The Cowboys, of course, make sense since they tried to trade for Thomas in 2018, but a source said “nothing right now” when asked if the team would have interest in him.
They didn’t have interest in Thomas in 2019 free agency, but that seemingly had more to do with his asking price than anything else. He ended up with a four-year, $55 million deal with the Ravens.
Dallas, which hasn’t had a Pro Bowl safety since Roy Williams in 2007, felt like it shored up the position this offseason by signing Ha Ha Clinton-Dix to a reasonable one-year, $4 million deal.
Thomas, a Texas native who played at the University of Texas, never has hidden his desire to play for America’s Team. He chased then-coach Jason Garrett to the Cowboys’ locker room to tell Garrett to “come get me” after a game in 2017.

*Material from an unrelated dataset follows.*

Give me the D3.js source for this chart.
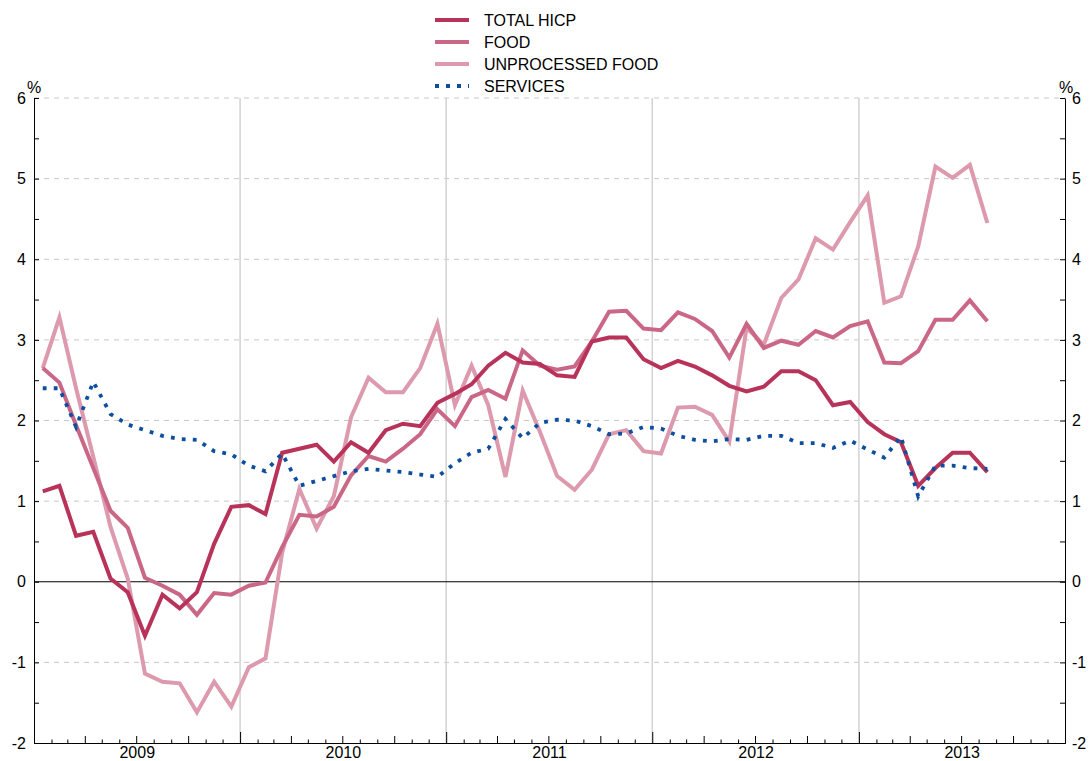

However, many things have changed since then.
Yes, the Cowboys did sign pass rushers Aldon Smith and Everson Griffen this year, but their issues differed from Thomas’. Smith and Griffen also had champions on the Cowboys’ coaching staff, as Mike Fisher of SI.com points out.
Smith played for Cowboys defensive line coach Jim Tomsula in San Francisco and Griffen was with Cowboys defensive assistant George Edwards in Minnesota. Kris Richard, who was a defensive coordinator in Seattle for part of the time Thomas was there, no longer is in Dallas.
So where does that leave Thomas if the Cowboys don’t become interested?
John McClain of the Houston Chronicle reports the Texans have no interest.
Thomas, 31, might get another chance somewhere, but he might have to settle for what he can get, and it likely won’t be in his home state of Texas.
It’s a given he won’t become the league’s highest-paid safety, something he sought last offseason.